↓↓↓

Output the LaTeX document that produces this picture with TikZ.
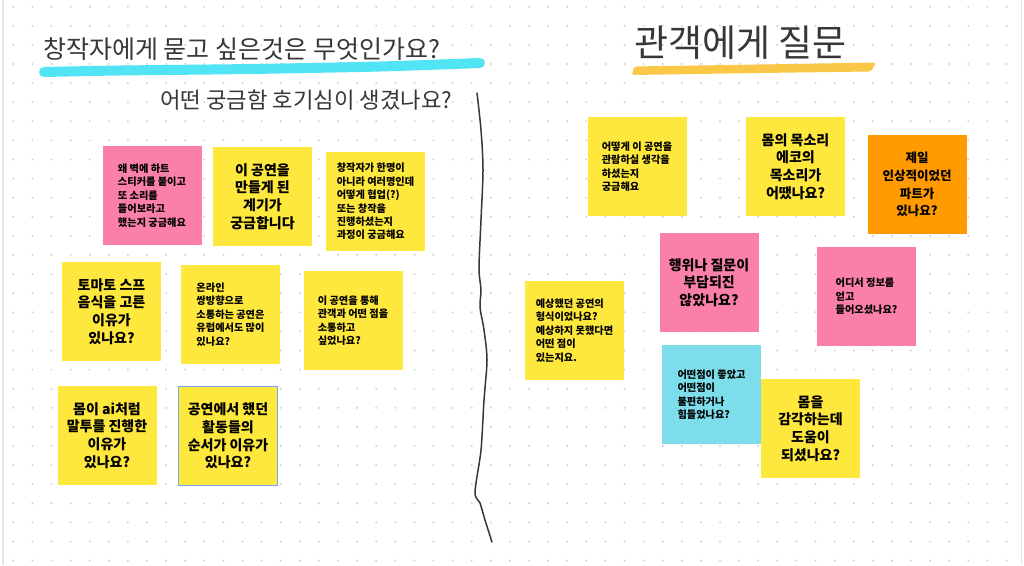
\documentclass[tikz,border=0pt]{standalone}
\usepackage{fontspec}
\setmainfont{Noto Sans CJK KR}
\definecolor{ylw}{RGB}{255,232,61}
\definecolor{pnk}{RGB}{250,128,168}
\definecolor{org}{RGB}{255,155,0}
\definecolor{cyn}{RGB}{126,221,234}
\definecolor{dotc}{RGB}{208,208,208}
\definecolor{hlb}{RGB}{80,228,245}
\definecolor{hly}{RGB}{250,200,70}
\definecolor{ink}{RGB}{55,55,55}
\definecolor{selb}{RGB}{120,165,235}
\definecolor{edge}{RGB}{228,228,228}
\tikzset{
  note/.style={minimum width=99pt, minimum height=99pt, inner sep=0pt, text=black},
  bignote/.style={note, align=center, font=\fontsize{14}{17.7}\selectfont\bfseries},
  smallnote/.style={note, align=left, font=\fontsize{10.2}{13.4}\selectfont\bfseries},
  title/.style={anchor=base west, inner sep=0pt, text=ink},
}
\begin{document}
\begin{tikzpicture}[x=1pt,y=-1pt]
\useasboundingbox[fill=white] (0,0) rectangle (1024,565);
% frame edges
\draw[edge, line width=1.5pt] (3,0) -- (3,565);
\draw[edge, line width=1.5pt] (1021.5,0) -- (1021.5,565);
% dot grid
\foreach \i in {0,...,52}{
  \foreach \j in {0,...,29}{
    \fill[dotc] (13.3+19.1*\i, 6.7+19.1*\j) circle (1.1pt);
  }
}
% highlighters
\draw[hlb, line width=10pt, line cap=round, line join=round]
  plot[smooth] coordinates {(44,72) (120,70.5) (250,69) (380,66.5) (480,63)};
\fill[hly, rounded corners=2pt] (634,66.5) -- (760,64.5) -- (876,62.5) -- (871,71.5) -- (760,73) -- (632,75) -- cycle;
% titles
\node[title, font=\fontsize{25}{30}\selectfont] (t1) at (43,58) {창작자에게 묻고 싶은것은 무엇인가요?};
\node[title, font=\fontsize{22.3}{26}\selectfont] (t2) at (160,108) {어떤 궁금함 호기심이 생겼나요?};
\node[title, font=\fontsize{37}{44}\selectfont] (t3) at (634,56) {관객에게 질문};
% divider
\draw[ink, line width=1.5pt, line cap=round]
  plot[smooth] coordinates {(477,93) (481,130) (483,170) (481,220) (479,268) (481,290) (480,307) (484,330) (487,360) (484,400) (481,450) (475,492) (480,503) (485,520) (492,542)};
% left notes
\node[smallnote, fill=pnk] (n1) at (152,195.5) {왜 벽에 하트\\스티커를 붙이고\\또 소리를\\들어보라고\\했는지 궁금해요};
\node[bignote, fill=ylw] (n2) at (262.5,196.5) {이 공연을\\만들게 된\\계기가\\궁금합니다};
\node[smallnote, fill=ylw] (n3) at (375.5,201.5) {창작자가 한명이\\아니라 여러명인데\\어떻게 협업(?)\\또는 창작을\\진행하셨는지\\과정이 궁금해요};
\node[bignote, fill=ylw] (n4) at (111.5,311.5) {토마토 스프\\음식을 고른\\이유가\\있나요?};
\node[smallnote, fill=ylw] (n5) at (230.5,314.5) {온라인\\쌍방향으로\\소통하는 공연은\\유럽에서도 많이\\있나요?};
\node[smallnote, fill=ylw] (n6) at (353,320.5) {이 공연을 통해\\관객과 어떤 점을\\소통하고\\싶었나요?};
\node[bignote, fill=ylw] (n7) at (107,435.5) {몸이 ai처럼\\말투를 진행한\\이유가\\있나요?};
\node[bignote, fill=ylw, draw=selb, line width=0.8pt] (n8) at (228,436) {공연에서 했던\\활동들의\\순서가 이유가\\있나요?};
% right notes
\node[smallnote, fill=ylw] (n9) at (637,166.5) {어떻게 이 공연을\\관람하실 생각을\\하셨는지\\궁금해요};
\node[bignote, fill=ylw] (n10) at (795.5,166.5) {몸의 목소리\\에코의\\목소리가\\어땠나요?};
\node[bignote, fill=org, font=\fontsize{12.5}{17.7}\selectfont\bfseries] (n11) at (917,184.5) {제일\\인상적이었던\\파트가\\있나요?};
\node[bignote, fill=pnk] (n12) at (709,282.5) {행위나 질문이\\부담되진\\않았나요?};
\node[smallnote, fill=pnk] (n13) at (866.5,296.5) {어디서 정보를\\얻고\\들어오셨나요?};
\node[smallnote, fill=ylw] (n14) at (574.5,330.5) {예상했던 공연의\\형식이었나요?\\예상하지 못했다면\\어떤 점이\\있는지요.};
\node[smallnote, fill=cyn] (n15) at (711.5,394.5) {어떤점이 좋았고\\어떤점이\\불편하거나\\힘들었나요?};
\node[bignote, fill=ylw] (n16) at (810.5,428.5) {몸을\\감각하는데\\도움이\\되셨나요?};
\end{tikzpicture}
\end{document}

↑↑↑

Your task –
Please set down each line of the data above exactly as written, without the pictures.

Task solution –
Output the LaTeX document that produces this picture with TikZ.
\documentclass[tikz,border=0pt]{standalone}
\usepackage{fontspec}
\setmainfont{Noto Sans CJK KR}
\definecolor{ylw}{RGB}{255,232,61}
\definecolor{pnk}{RGB}{250,128,168}
\definecolor{org}{RGB}{255,155,0}
\definecolor{cyn}{RGB}{126,221,234}
\definecolor{dotc}{RGB}{208,208,208}
\definecolor{hlb}{RGB}{80,228,245}
\definecolor{hly}{RGB}{250,200,70}
\definecolor{ink}{RGB}{55,55,55}
\definecolor{selb}{RGB}{120,165,235}
\definecolor{edge}{RGB}{228,228,228}
\tikzset{
  note/.style={minimum width=99pt, minimum height=99pt, inner sep=0pt, text=black},
  bignote/.style={note, align=center, font=\fontsize{14}{17.7}\selectfont\bfseries},
  smallnote/.style={note, align=left, font=\fontsize{10.2}{13.4}\selectfont\bfseries},
  title/.style={anchor=base west, inner sep=0pt, text=ink},
}
\begin{document}
\begin{tikzpicture}[x=1pt,y=-1pt]
\useasboundingbox[fill=white] (0,0) rectangle (1024,565);
% frame edges
\draw[edge, line width=1.5pt] (3,0) -- (3,565);
\draw[edge, line width=1.5pt] (1021.5,0) -- (1021.5,565);
% dot grid
\foreach \i in {0,...,52}{
  \foreach \j in {0,...,29}{
    \fill[dotc] (13.3+19.1*\i, 6.7+19.1*\j) circle (1.1pt);
  }
}
% highlighters
\draw[hlb, line width=10pt, line cap=round, line join=round]
  plot[smooth] coordinates {(44,72) (120,70.5) (250,69) (380,66.5) (480,63)};
\fill[hly, rounded corners=2pt] (634,66.5) -- (760,64.5) -- (876,62.5) -- (871,71.5) -- (760,73) -- (632,75) -- cycle;
% titles
\node[title, font=\fontsize{25}{30}\selectfont] (t1) at (43,58) {창작자에게 묻고 싶은것은 무엇인가요?};
\node[title, font=\fontsize{22.3}{26}\selectfont] (t2) at (160,108) {어떤 궁금함 호기심이 생겼나요?};
\node[title, font=\fontsize{37}{44}\selectfont] (t3) at (634,56) {관객에게 질문};
% divider
\draw[ink, line width=1.5pt, line cap=round]
  plot[smooth] coordinates {(477,93) (481,130) (483,170) (481,220) (479,268) (481,290) (480,307) (484,330) (487,360) (484,400) (481,450) (475,492) (480,503) (485,520) (492,542)};
% left notes
\node[smallnote, fill=pnk] (n1) at (152,195.5) {왜 벽에 하트\\스티커를 붙이고\\또 소리를\\들어보라고\\했는지 궁금해요};
\node[bignote, fill=ylw] (n2) at (262.5,196.5) {이 공연을\\만들게 된\\계기가\\궁금합니다};
\node[smallnote, fill=ylw] (n3) at (375.5,201.5) {창작자가 한명이\\아니라 여러명인데\\어떻게 협업(?)\\또는 창작을\\진행하셨는지\\과정이 궁금해요};
\node[bignote, fill=ylw] (n4) at (111.5,311.5) {토마토 스프\\음식을 고른\\이유가\\있나요?};
\node[smallnote, fill=ylw] (n5) at (230.5,314.5) {온라인\\쌍방향으로\\소통하는 공연은\\유럽에서도 많이\\있나요?};
\node[smallnote, fill=ylw] (n6) at (353,320.5) {이 공연을 통해\\관객과 어떤 점을\\소통하고\\싶었나요?};
\node[bignote, fill=ylw] (n7) at (107,435.5) {몸이 ai처럼\\말투를 진행한\\이유가\\있나요?};
\node[bignote, fill=ylw, draw=selb, line width=0.8pt] (n8) at (228,436) {공연에서 했던\\활동들의\\순서가 이유가\\있나요?};
% right notes
\node[smallnote, fill=ylw] (n9) at (637,166.5) {어떻게 이 공연을\\관람하실 생각을\\하셨는지\\궁금해요};
\node[bignote, fill=ylw] (n10) at (795.5,166.5) {몸의 목소리\\에코의\\목소리가\\어땠나요?};
\node[bignote, fill=org, font=\fontsize{12.5}{17.7}\selectfont\bfseries] (n11) at (917,184.5) {제일\\인상적이었던\\파트가\\있나요?};
\node[bignote, fill=pnk] (n12) at (709,282.5) {행위나 질문이\\부담되진\\않았나요?};
\node[smallnote, fill=pnk] (n13) at (866.5,296.5) {어디서 정보를\\얻고\\들어오셨나요?};
\node[smallnote, fill=ylw] (n14) at (574.5,330.5) {예상했던 공연의\\형식이었나요?\\예상하지 못했다면\\어떤 점이\\있는지요.};
\node[smallnote, fill=cyn] (n15) at (711.5,394.5) {어떤점이 좋았고\\어떤점이\\불편하거나\\힘들었나요?};
\node[bignote, fill=ylw] (n16) at (810.5,428.5) {몸을\\감각하는데\\도움이\\되셨나요?};
\end{tikzpicture}
\end{document}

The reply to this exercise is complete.